Мы уже видели, что отделение Церкви от государства понималось государством так, что сами храмы и всё, что в них навешано, наставлено и нарисовано, отходит к государству, а Церкви остаётся лишь та церковь, что в рёбрах, согласно Священному Писанию. И в 1918 году, когда политическая победа казалась уже одержанной, быстрее и легче, чем ожидалось, приступили к церковным конфискациям. Однако этот наскок вызвал слишком большое народное возмущение. В разгоравшуюся Гражданскую войну неразумно было создавать ещё внутренний фронт против верующих. Пришлось диалог коммунистов и христиан пока отложить.

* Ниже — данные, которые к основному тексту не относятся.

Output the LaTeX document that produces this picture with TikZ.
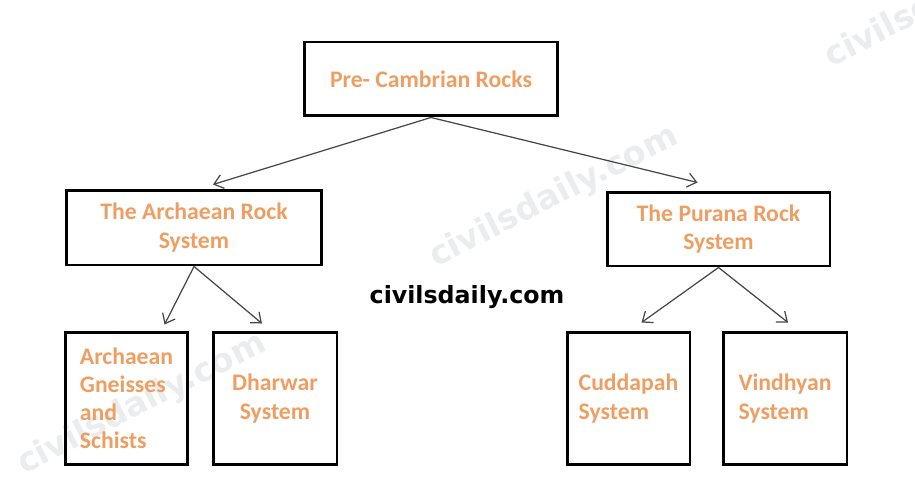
\documentclass[tikz,border=0pt]{standalone}
\usepackage{fontspec}
\setmainfont{Carlito}
\newfontfamily\sitefont{DejaVu Sans}
\usetikzlibrary{arrows.meta,calc}

\definecolor{rockorange}{RGB}{238,158,98}
\definecolor{arrowgray}{RGB}{70,70,70}
\definecolor{markgray}{RGB}{234,236,238}

\tikzset{
  rockbox/.style={draw, line width=1.7pt, text=rockorange, inner sep=0pt,
    font=\bfseries\fontsize{13.5}{16}\selectfont},
  rockarrow/.style={-{Straight Barb[length=5pt,width=8pt]}, line width=0.7pt, draw=arrowgray},
  watermark/.style={text=markgray, font=\sitefont\bfseries\fontsize{19}{22}\selectfont, rotate=27}
}

\begin{document}
\begin{tikzpicture}[x=0.02cm,y=-0.02cm]
    \useasboundingbox (0,0) rectangle (915,486);

    % Faint watermarks
    \node[watermark] (markmid) at (554,197) {civilsdaily.com};
    \node[watermark] (marklow) at (142,404) {civilsdaily.com};
    \node[watermark, anchor=south west] (marktop) at (832,82) {civilsdaily.com};

    % Draw the boxes
    \node[rockbox, minimum width=5.08cm, minimum height=1.48cm] (precambrian) at (431,79) {Pre- Cambrian Rocks};
    \node[rockbox, minimum width=5.12cm, minimum height=1.5cm, align=center] (archaean) at (194,227.5) {The Archaean Rock\\System};
    \node[rockbox, minimum width=4.46cm, minimum height=1.48cm, align=center] (purana) at (718.5,229) {The Purana Rock\\System};
    \node[rockbox, minimum width=2.46cm, minimum height=2.66cm, align=left] (gneisses) at (126.5,398.5) {Archaean\\Gneisses\\and\\Schists};
    \node[rockbox, minimum width=2.48cm, minimum height=2.66cm, align=center] (dharwar) at (275,398.5) {Dharwar\\System};
    \node[rockbox, minimum width=2.46cm, minimum height=2.66cm, align=left] (cuddapah) at (628.5,398.5) {Cuddapah\\System};
    \node[rockbox, minimum width=2.48cm, minimum height=2.66cm, align=left] (vindhyan) at (785,398.5) {Vindhyan\\System};

    % Site name
    \node[font=\sitefont\bfseries\fontsize{13.5}{16}\selectfont] (site) at (467,297) {civilsdaily.com};

    % Connect boxes
    \draw[rockarrow] (precambrian.south) -- ($(archaean.north)+(19,-4)$);
    \draw[rockarrow] (precambrian.south) -- ($(purana.north)+(-21,-8)$);
    \draw[rockarrow] (archaean.south) -- ($(gneisses.north)+(38,-6)$);
    \draw[rockarrow] (archaean.south) -- ($(dharwar.north)+(-13,-7)$);
    \draw[rockarrow] (purana.south) -- ($(cuddapah.north)+(13,-8)$);
    \draw[rockarrow] (purana.south) -- ($(vindhyan.north)+(3,-8)$);
\end{tikzpicture}
\end{document}
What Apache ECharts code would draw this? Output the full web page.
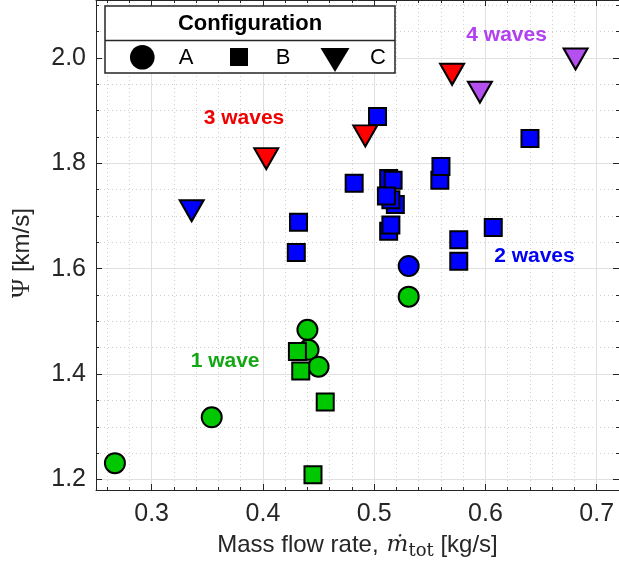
<!DOCTYPE html>
<html><head><meta charset="utf-8">
<script src="https://cdn.jsdelivr.net/npm/echarts@6/dist/echarts.min.js"></script>
<style>html,body{margin:0;padding:0;background:#fff}#c{width:619px;height:565px}</style>
</head><body><div id="c"></div>
<script>
// ---- data ----
const xRange = [0.25, 0.72];
const yRange = [1.18, 2.11];
// Configuration A (circles)
const aX = [0.267, 0.354, 0.441, 0.440, 0.450, 0.531, 0.531];
const aY = [1.231, 1.318, 1.446, 1.484, 1.414, 1.547, 1.605];
const aWaves = [1, 1, 1, 1, 1, 1, 2];
// Configuration B (squares)
const bX = [0.431, 0.434, 0.456, 0.445, 0.503, 0.640, 0.482, 0.513, 0.517, 0.519, 0.515, 0.511, 0.559, 0.560, 0.513, 0.515, 0.607, 0.576, 0.576, 0.432, 0.430];
const bY = [1.443, 1.406, 1.347, 1.209, 1.889, 1.847, 1.762, 1.771, 1.768, 1.722, 1.731, 1.738, 1.768, 1.794, 1.671, 1.683, 1.678, 1.655, 1.614, 1.688, 1.631];
const bWaves = [1, 1, 1, 1, 2, 2, 2, 2, 2, 2, 2, 2, 2, 2, 2, 2, 2, 2, 2, 2, 2];
// Configuration C (triangles)
const cX = [0.336, 0.403, 0.492, 0.570, 0.595, 0.681];
const cY = [1.710, 1.809, 1.852, 1.969, 1.935, 1.998];
const cWaves = [2, 3, 3, 3, 4, 4];
// annotations
const annoText = ['1 wave', '2 waves', '3 waves', '4 waves'];
const annoX = [0.366, 0.644, 0.383, 0.619];
const annoY = [1.425, 1.624, 1.886, 2.043];
const configNames = ['A', 'B', 'C'];

// ---- styles ----
const markerColors = {1: '#00c800', 2: '#0000ff', 3: '#ff0000', 4: '#b450f0'};
const textColors = ['#13a813', '#0000f2', '#f00000', '#b040f0'];
const axisColor = '#262626';
const SANS = '"Liberation Sans", Arial, sans-serif';
const SERIF = '"Liberation Serif", "DejaVu Serif", serif';
const MATH = '"DejaVu Serif", "Liberation Serif", serif';

function pts(xs, ys, ws) {
  return xs.map((x, i) => ({value: [x, ys[i]], itemStyle: {color: markerColors[ws[i]]}}));
}

const chart = echarts.init(document.getElementById('c'), null, {renderer: 'canvas'});

const mainX = {
  type: 'value', min: xRange[0], max: xRange[1], splitNumber: 5, position: 'bottom',
  axisLine: {show: true, onZero: false, lineStyle: {color: axisColor, width: 1}},
  axisTick: {show: true, inside: true, length: 6, lineStyle: {color: axisColor}},
  minorTick: {show: true, splitNumber: 5, length: 3, lineStyle: {color: axisColor}},
  axisLabel: {color: axisColor, fontSize: 25, fontFamily: SANS, margin: 12, showMinLabel: false, showMaxLabel: false},
  splitLine: {show: true, lineStyle: {color: '#e0e0e0', width: 1}},
  minorSplitLine: {show: true, lineStyle: {color: '#cfcfcf', type: [1, 3], width: 1}},
  name: '{a|Mass flow rate,}{m|ṁ}{s|tot}{a| [kg/s]}',
  nameLocation: 'middle', nameGap: 41,
  nameTextStyle: {
    rich: {
      a: {fontSize: 24, fontFamily: SANS, color: axisColor},
      m: {fontSize: 23, fontFamily: MATH, fontStyle: 'italic', color: axisColor, padding: [0, 0, 0, 8]},
      s: {fontSize: 18, fontFamily: MATH, color: axisColor, padding: [11, 0, 0, 0]}
    }
  }
};
const mainY = {
  type: 'value', min: yRange[0], max: yRange[1], splitNumber: 5, position: 'left',
  axisLine: {show: true, onZero: false, lineStyle: {color: axisColor, width: 1}},
  axisTick: {show: true, inside: true, length: 6, lineStyle: {color: axisColor}},
  minorTick: {show: true, splitNumber: 4, length: 3, lineStyle: {color: axisColor}},
  axisLabel: {color: axisColor, fontSize: 25, fontFamily: SANS, margin: 10, showMinLabel: false, showMaxLabel: false,
    formatter: v => v.toFixed(1)},
  splitLine: {show: true, lineStyle: {color: '#e0e0e0', width: 1}},
  minorSplitLine: {show: true, lineStyle: {color: '#cfcfcf', type: [1, 3], width: 1}},
  name: '{p|Ψ}{a| [km/s]}',
  nameLocation: 'middle', nameGap: 61, nameRotate: 90,
  nameTextStyle: {
    padding: [0, 16, 0, 0],
    rich: {
      a: {fontSize: 24, fontFamily: SANS, color: axisColor},
      p: {fontSize: 26, fontFamily: SERIF, color: axisColor}
    }
  }
};
const frameX = {
  type: 'value', min: xRange[0], max: xRange[1], splitNumber: 5, position: 'top',
  axisLine: {show: true, onZero: false, lineStyle: {color: axisColor}},
  axisTick: {show: true, inside: true, length: 6, lineStyle: {color: axisColor}},
  minorTick: {show: true, splitNumber: 5, length: 3, lineStyle: {color: axisColor}},
  axisLabel: {show: false}, splitLine: {show: false}
};
const frameY = {
  type: 'value', min: yRange[0], max: yRange[1], splitNumber: 5, position: 'right',
  axisLine: {show: true, onZero: false, lineStyle: {color: axisColor}},
  axisTick: {show: true, inside: true, length: 6, lineStyle: {color: axisColor}},
  minorTick: {show: true, splitNumber: 4, length: 3, lineStyle: {color: axisColor}},
  axisLabel: {show: false}, splitLine: {show: false}
};

const markerBorder = {borderColor: '#000', borderWidth: 2, opacity: 1};

const option = {
  backgroundColor: '#fff',
  animation: false,
  grid: {left: 96, right: -1.5, top: -2.5, bottom: 75, containLabel: false},
  xAxis: [mainX, frameX],
  yAxis: [mainY, frameY],
  series: [
    {name: configNames[0], type: 'scatter', symbol: 'circle', symbolSize: 20,
      itemStyle: markerBorder, data: pts(aX, aY, aWaves), z: 3},
    {name: configNames[1], type: 'scatter', symbol: 'rect', symbolSize: 17,
      itemStyle: markerBorder, data: pts(bX, bY, bWaves), z: 4},
    {name: configNames[2], type: 'scatter', symbol: 'triangle', symbolRotate: 180, symbolSize: [24, 21],
      itemStyle: markerBorder, data: pts(cX, cY, cWaves), z: 5},
    {name: 'labels', type: 'scatter', symbolSize: 1, itemStyle: {color: 'rgba(0,0,0,0)', opacity: 1}, z: 6, silent: true,
      data: annoText.map((t, i) => ({
        value: [annoX[i], annoY[i]],
        label: {show: true, position: 'inside', formatter: t, color: textColors[i],
          fontSize: 21, fontWeight: 'bold', fontFamily: SANS, opacity: 1}
      }))}
  ],
  graphic: [
    {type: 'rect', shape: {x: 105, y: 6, width: 290, height: 67}, style: {fill: '#fff', stroke: axisColor, lineWidth: 1.5}, z: 10},
    {type: 'line', shape: {x1: 105, y1: 40.5, x2: 395, y2: 40.5}, style: {stroke: axisColor, lineWidth: 1.5}, z: 11},
    {type: 'text', x: 250, y: 24, style: {text: 'Configuration', font: 'bold 22px ' + SANS, fill: '#000', textAlign: 'center', textVerticalAlign: 'middle'}, z: 11},
    {type: 'circle', shape: {cx: 142.3, cy: 57.3, r: 12.3}, style: {fill: '#000'}, z: 11},
    {type: 'text', x: 186, y: 58, style: {text: configNames[0], font: '22px ' + SANS, fill: '#000', textAlign: 'center', textVerticalAlign: 'middle'}, z: 11},
    {type: 'rect', shape: {x: 230, y: 48, width: 18, height: 18}, style: {fill: '#000'}, z: 11},
    {type: 'text', x: 283, y: 58, style: {text: configNames[1], font: '22px ' + SANS, fill: '#000', textAlign: 'center', textVerticalAlign: 'middle'}, z: 11},
    {type: 'polygon', shape: {points: [[320.5, 48], [349.5, 48], [335, 72]]}, style: {fill: '#000'}, z: 11},
    {type: 'text', x: 378, y: 58, style: {text: configNames[2], font: '22px ' + SANS, fill: '#000', textAlign: 'center', textVerticalAlign: 'middle'}, z: 11}
  ]
};
chart.setOption(option);
</script>
</body></html>
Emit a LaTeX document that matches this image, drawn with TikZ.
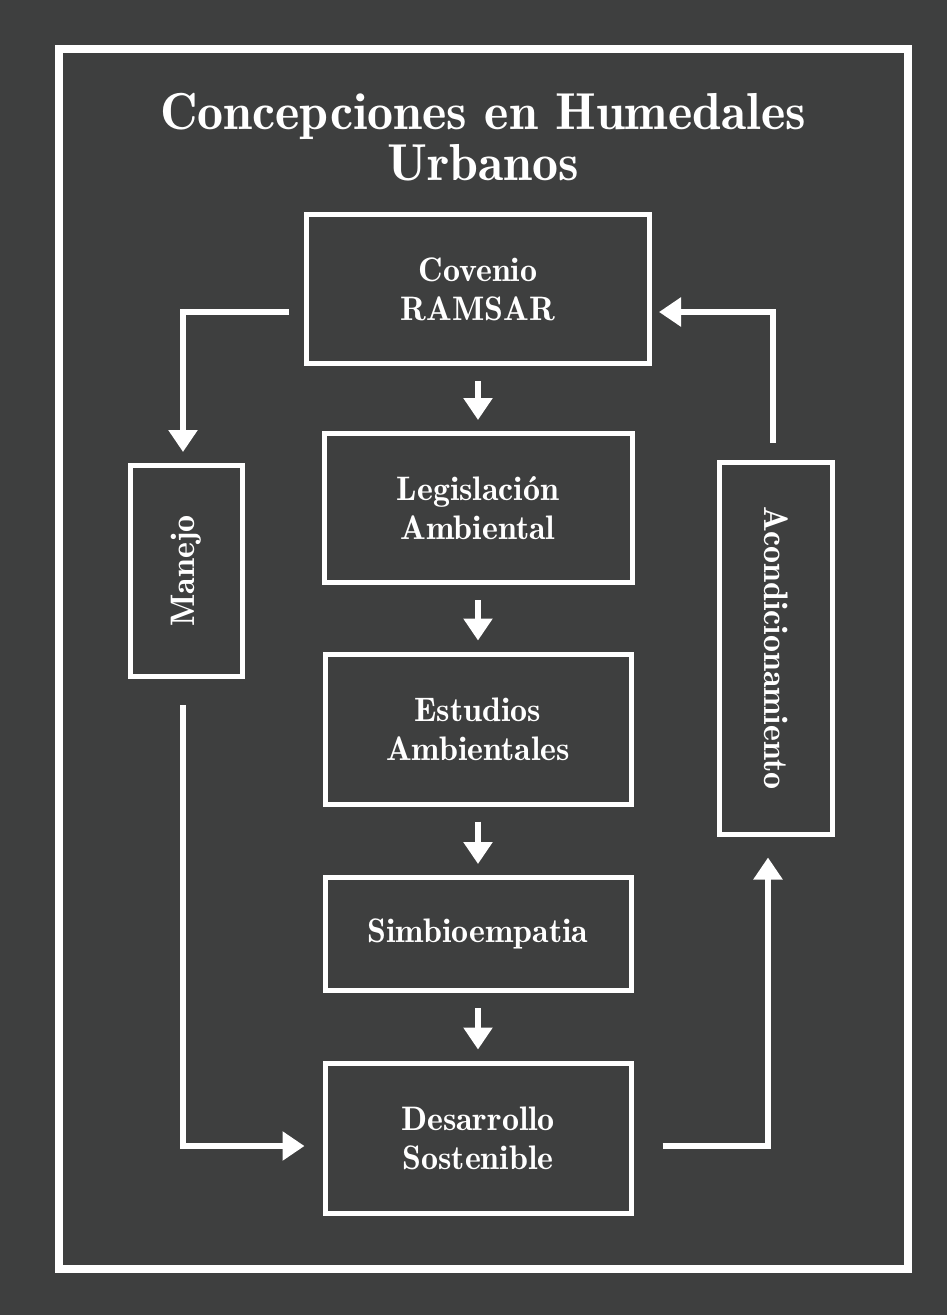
\documentclass[tikz,border=0pt]{standalone}
\usepackage{fontspec}
\setmainfont{lmromandemi10-regular.otf}
\usepackage{tikz}
\usetikzlibrary{positioning,arrows.meta}
\definecolor{fondo}{RGB}{62,63,63}
\tikzset{
caja/.style={draw=white, line width=5pt, inner sep=0pt, text=white, align=center, font=\fontsize{34}{39}\selectfont},
flecha/.style={draw=white, line width=6pt, -{Triangle[width=28pt,length=22pt]}, shorten <=15pt, shorten >=11pt},
titulo/.style={text=white, align=center, font=\fontsize{52}{51}\selectfont}
}

\begin{document}
\begin{tikzpicture}[x=1pt,y=-1pt]
\fill[fondo] (0,0) rectangle (947,1315);
\draw[white, line width=8pt] (59,49) rectangle (908,1269);
\node[titulo] (tit) at (483,137) {Concepciones en Humedales\\Urbanos};

\node[caja, minimum width=343pt, minimum height=149pt] (ramsar) at (478,289) {Covenio\\RAMSAR};
\node[caja, minimum width=308pt, minimum height=149pt] (legis) at (478,508) {Legislación\\Ambiental};
\node[caja, minimum width=306pt, minimum height=150pt] (estudios) at (478,729) {Estudios\\Ambientales};
\node[caja, minimum width=306pt, minimum height=113pt] (simbio) at (478,934) {Simbioempatia};
\node[caja, minimum width=306pt, minimum height=150pt] (desarrollo) at (478,1138) {Desarrollo\\Sostenible};
\node[caja, minimum width=112pt, minimum height=211pt] (manejo) at (186,571) {\rotatebox{90}{Manejo}};
\node[caja, minimum width=113pt, minimum height=372pt] (acond) at (776,648) {\rotatebox{-90}{Acondicionamiento}};

\draw[flecha] (ramsar) -- (legis);
\draw[flecha] (legis) -- (estudios);
\draw[flecha] (estudios) -- (simbio);
\draw[flecha] (simbio) -- (desarrollo);

\draw[flecha] ([yshift=-23pt]ramsar.west) -| ([xshift=-3pt]manejo.north);
\draw[flecha, shorten <=26pt, shorten >=18pt] ([xshift=-3pt]manejo.south) |- ([yshift=-8pt]desarrollo.west);
\draw[flecha, shorten <=29pt, shorten >=21pt] ([yshift=-8pt]desarrollo.east) -| ([xshift=-8pt]acond.south);
\draw[flecha, shorten <=17pt, shorten >=7pt] ([xshift=-3pt]acond.north) |- ([yshift=-23pt]ramsar.east);
\end{tikzpicture}
\end{document}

В конце же Гражданской войны, как её естественное последствие, разразился небывалый голод в Поволжьи. Так как он не очень украшает венец победителей в этой войне, то о нём и буркают у нас не более как по две строки. А голод этот был – до людоедства, до поедания родителями собственных детей – такой голод, какого не знала Русь и в Смутное Время (ибо тогда, свидетельствуют летописцы, выстаивали по нескольку лет под снегом и льдом неразделанные хлебные зароды). Один фильм об этом голоде, может быть, переосветил бы всё, что мы видели, и всё, что мы знаем о Революции и Гражданской войне. Но нет ни фильмов, ни романов, ни статистических исследований – это стараются забыть, это не красит. К тому ж и причину всякого голода мы привыкли сталкивать на кулаков, – а среди всеобщей смерти кто ж были кулаки? В. Г. Короленко в «Письмах к Луначарскому»[105] (вопреки обещанию последнего, никогда у нас не изданных) объясняет нам повальное выголаживание и обнищание страны: это – от падения всякой производительности (трудовые руки заняты оружием) и от падения крестьянского доверия и надежды хоть малую долю урожая оставить себе. Да когда-нибудь кто-нибудь подсчитает и те многомесячные многовагонные продовольственные поставки по Брестскому миру – из России, лишившейся языка протеста, и даже из областей будущего голода – в кайзеровскую Германию, довоёвывающую на Западе.

Прямая и короткая причинная цепочка: потому поволжане ели своих детей, что большевики захватили силою власть и вызвали Гражданскую войну.

Но гениальность политика в том, чтоб извлечь успех и из народной беды. Это озарением приходит – ведь три шара ложатся в лузы одним ударом: пусть попы и накормят теперь Поволжье! ведь они – христиане, они – добренькие!

1) Откажут – и весь голод переложим на них, и церковь разгромим;

2) согласятся – выметем храмы;

3) и во всех случаях пополним валютный запас.

Да вероятно, догадка была навеяна действиями самой Церкви. Как показывает патриарх Тихон, ещё в августе 1921, в начале голода, Церковь создала епархиальные и всероссийские комитеты для помощи голодающим, начали сбор денег. Но допустить прямую помощь от Церкви и голодающему в рот значило подорвать диктатуру пролетариата. Комитеты запретили, а деньги отобрали в казну. Патриарх обращался за помощью и к Папе Римскому, и к архиепископу Кентерберийскому – но и тут оборвали его, разъяснив, что вести переговоры с иностранцами уполномочена только советская власть. Да и не из чего раздувать тревогу: писали газеты, что власть имеет все средства справиться с голодом и сама.

[105] Париж: Задруга, 1922 и Самиздат, 1967. (В СССР «Письма к Луначарскому» напечатаны впервые в «Новом мире», 1988, № 10. – Примеч. ред.)